Dat de kerkenraad de gemeente voluit serieus heeft te nemen, blijkt nog eens uit ord. 4-8-7. Bij een groot aantal ingrijpende beslissingen is de kerkenraad verplicht de gemeente daarin te kennen en daarover te horen. Die zaken gaan zozeer de gemeente als geheel aan, dat de kerkenraad daar niet over kan beslissen zonder dat de gemeente in de gelegenheid is geweest haar mening kenbaar te maken. Het blijft altijd de kerkenraad als de ambtelijke vergadering van de gemeente die beslist. Aan de gemeentevergadering wordt hier geen doorslaggevende bevoegdheid verleend. Maar de opvattingen die in de gemeente leven, wegen wel mee als de kerkenraad zijn beslissing neemt.

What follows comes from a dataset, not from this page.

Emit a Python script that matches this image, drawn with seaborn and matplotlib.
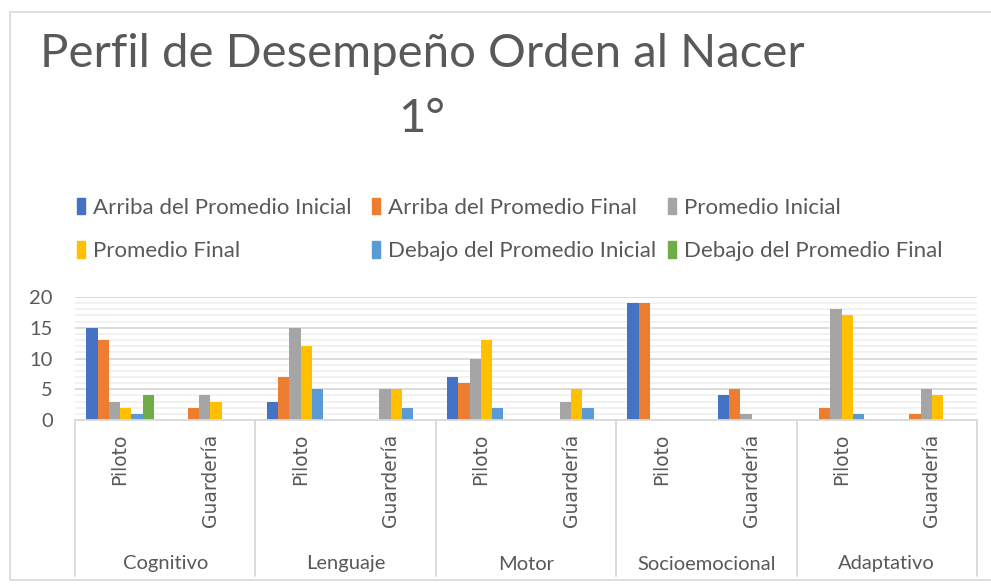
import pandas as pd
import matplotlib.pyplot as plt
import seaborn as sns
from matplotlib.ticker import MultipleLocator
from matplotlib.transforms import blended_transform_factory
from matplotlib.patches import Rectangle

# areas and groups
areas = ["Cognitivo", "Lenguaje", "Motor", "Socioemocional", "Adaptativo"]
grupos = ["Piloto", "Guardería"]
series = ["Arriba del Promedio Inicial", "Arriba del Promedio Final",
          "Promedio Inicial", "Promedio Final",
          "Debajo del Promedio Inicial", "Debajo del Promedio Final"]
colores = ["#4472C4", "#ED7D31", "#A5A5A5", "#FFC000", "#5B9BD5", "#70AD47"]

# one list per series, order: area x grupo (Piloto, Guardería)
arriba_ini = [15, 0, 3, 0, 7, 0, 19, 4, 0, 0]
arriba_fin = [13, 2, 7, 0, 6, 0, 19, 5, 2, 1]
prom_ini = [3, 4, 15, 5, 10, 3, 0, 1, 18, 5]
prom_fin = [2, 3, 12, 5, 13, 5, 0, 0, 17, 4]
debajo_ini = [1, 0, 5, 2, 2, 2, 0, 0, 1, 0]
debajo_fin = [4, 0, 0, 0, 0, 0, 0, 0, 0, 0]

valores = [arriba_ini, arriba_fin, prom_ini, prom_fin, debajo_ini, debajo_fin]
slots = [f"{a}|{g}" for a in areas for g in grupos]

rows = []
for s, vals in zip(series, valores):
    for slot, v in zip(slots, vals):
        rows.append({"slot": slot, "serie": s, "valor": v})
df = pd.DataFrame(rows)

sns.set_style("white")
plt.rcParams['font.family'] = ['Lato', 'DejaVu Sans']
gris = "#595959"

fig = plt.figure(figsize=(9.91, 5.85), dpi=100)
ax = fig.add_axes([75 / 991, 1 - 420 / 585, (977 - 75) / 991, 123 / 585])

sns.barplot(data=df, x="slot", y="valor", hue="serie", order=slots,
            hue_order=series, palette=colores, width=0.75, ax=ax,
            legend=False, saturation=1, linewidth=0)

ax.set_xlim(-0.5, len(slots) - 0.5)
ax.set_ylim(0, 20)
ax.yaxis.set_major_locator(MultipleLocator(5))
ax.yaxis.set_minor_locator(MultipleLocator(1))
ax.grid(axis="y", which="major", color="#d9d9d9", lw=1.3)
ax.grid(axis="y", which="minor", color="#f0f0f0", lw=1.3)
ax.set_axisbelow(True)
ax.tick_params(axis="y", which="both", length=0, labelsize=14.5, colors=gris, pad=16)
ax.tick_params(axis="x", length=0)
ax.set_xticklabels([])
ax.set_xlabel("")
ax.set_ylabel("")
for side in ["top", "right", "left"]:
    ax.spines[side].set_visible(False)
ax.spines["bottom"].set_color("#d9d9d9")
ax.spines["bottom"].set_linewidth(1.3)

# category labels below axis
tr = blended_transform_factory(ax.transData, fig.transFigure)
for i, slot in enumerate(slots):
    g = slot.split("|")[1]
    ax.text(i, 1 - 434 / 585, g, transform=tr, rotation=90, ha="center", va="top",
            fontsize=13.5, color=gris, family="DejaVu Sans")
for j, a in enumerate(areas):
    ax.text(2 * j + 0.5, 1 - 564 / 585, a, transform=tr, ha="center", va="center",
            fontsize=14.5, color=gris)
for k in range(len(areas) + 1):
    ax.plot([2 * k - 0.5] * 2, [1 - 420 / 585, 1 - 576 / 585], transform=tr,
            color="#d9d9d9", lw=1.3, clip_on=False)

# title
fig.text(422 / 991, 1 - 67 / 585, "Perfil de Desempeño Orden al Nacer",
         ha="center", va="baseline", fontsize=34, color=gris)
fig.text(422 / 991, 1 - 132 / 585, "1°",
         ha="center", va="baseline", fontsize=34, color=gris)

# legend: three columns placed like the original
handles = [Rectangle((0, 0), 1, 1, color=c) for c in colores]
col_x = [68, 363, 659]
for c in range(3):
    idx = [c, c + 3]
    fig.legend([handles[i] for i in idx], [series[i] for i in idx],
               loc="upper left", bbox_to_anchor=(col_x[c] / 991, 1 - 189 / 585),
               ncol=1, frameon=False, fontsize=16, labelcolor=gris,
               handlelength=0.36, handleheight=0.75, handletextpad=0.35,
               labelspacing=1.05, borderaxespad=0)

# chart border
fig.patches.append(Rectangle((10 / 991, 1 - 580 / 585), 990 / 991, 568 / 585,
                             transform=fig.transFigure, fill=False,
                             edgecolor="#d9d9d9", lw=1.2))

fig.savefig("out.png", dpi=100)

Concreet worden als beslismomenten waarbij de gemeente moet
worden betrokken, genoemd:
- het beantwoorden van de doopvragen door doopleden (zie daarover
§ 8.2);
- het toelaten van doopleden tot het avondmaal (zie § 8.6);
- het verlenen van actief en passief kiesrecht aan doopleden (zie
§ 5.1.1);
- de wijze van verkiezing van ambtsdragers (zie eveneens §
5.1.1);
- het zegenen van andere levensverbintenissen (zie § 7.4);
- het veranderen van de aanduiding en de naam van de gemeente
(bijvoorbeeld als een hervormde gemeente of een gereformeerde
kerk een verzoek wil indienen om als protestantse gemeente te
worden aangemerkt, zie ord. 2-12-6 en § 4.3.2);
- het voortbestaan van de gemeente, als de gemeente zich wil
verenigen (ord. 2-12-1), samengevoegd wil worden (ord. 2-14) of
samengebracht in een streek-gemeente (ord. 2-17);
- het aangaan van een samenwerkingsverband, zoals een federatie
(ord. 2-11-6 en ord. 14-4-5) of een combinatie (ord. 2-15);
- als het kerkgebouw van de gemeente in het geding is.
Dat bij deze opsomming het aanvaarden van de ‘kinderzegening’ niet wordt genoemd, is omdat deze mogelijkheid in de kerkorde niet expliciet ter sprake komt (zie verder §7.1). Wanneer een kerkenraad daartoe zou willen overgaan, als daarvoor in het Dienstboek een orde wordt aangereikt, ligt het echter voor de hand daarbij de procedure van ord. 4-8-7 te volgen.
Op welke wijze de gemeente in bepaalde beslissingen ‘gekend en gehoord’ wordt,
|170|
is in de plaatselijke regeling vastgelegd (zie eerder in deze paragraaf). In bepaalde gevallen is uitdrukkelijk een ‘beraad in de gemeente’ voorgeschreven. Dat is het geval in ord. 7-2-2 (over de deelname aan het avondmaal) en in ord. 5-4 (zegening van andere levensverbintenissen).
Overigens is de kerkenraad alleen verplicht de gemeente op deze punten te raadplegen als hij van plan is om in de bestaande gang van zaken wijziging te brengen. Wanneer men vasthoudt aan de wijze van doen zoals die in de gemeente gebruikelijk is, hoeft de kerkenraad deze zaken niet in een gemeenteberaad ter sprake te brengen. Gemeenteleden kunnen zich niet beroepen op deze bepaling om de kerkenraad te dwingen mogelijke veranderingen in de gemeente aan de orde te stellen.